Mambrú was a male pop group from Buenos Aires, Argentina. They saw both local and international success from 2002 until 2005 when they disbanded. The group's debut album, released in October 2002, had become a triple platinum record by 2003. During the following years, Mambrú became one of the most successful pop acts in Argentina, embarking on a Latin American tour and releasing two more albums: Creciendo (2003) and Mambrú 3 (2005). The group received a number of accolades, including three Gardel Awards and a Martín Fierro Award.

==History==
The band was formed in May 2002, following the outcome of a reality TV show Popstars. Over 4,000 young men auditioned in the Club Hípico Argentino, and in October 2002 the final selection released their first album, self-titled Mambrú, which went triple platinum selling over 120,000 units.

They went on to release two more albums, and performed live throughout the country. In December 2002, they performed a joint concert with Bandana in José Amalfitani Stadium. In July 2003, Milton Amadeo left the band to pursue a solo career.
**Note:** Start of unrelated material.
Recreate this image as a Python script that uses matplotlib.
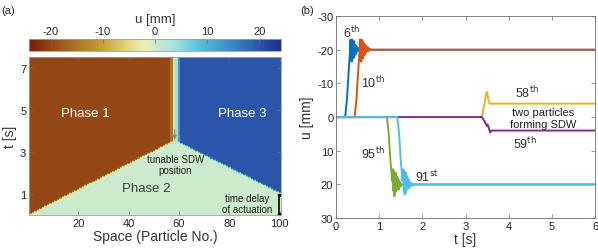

The remaining four continued, achieving awards which included Premios Gardel- Best Album for a Breakthrough Group, Premios Gardel- Best Album for a Pop Group, Martín Fierro- Best TV-Formed Group. They went on to tour in both Paraguay and Chile, and culminated with a nationwide tour of Argentina entitled Cantarte (To Sing To You). They played in every single Argentine province, in a tour that spanned 2004-2005. Their aim was to 'sing to the entire country', and local bands were recruited to work as supporting artists in their various hometowns.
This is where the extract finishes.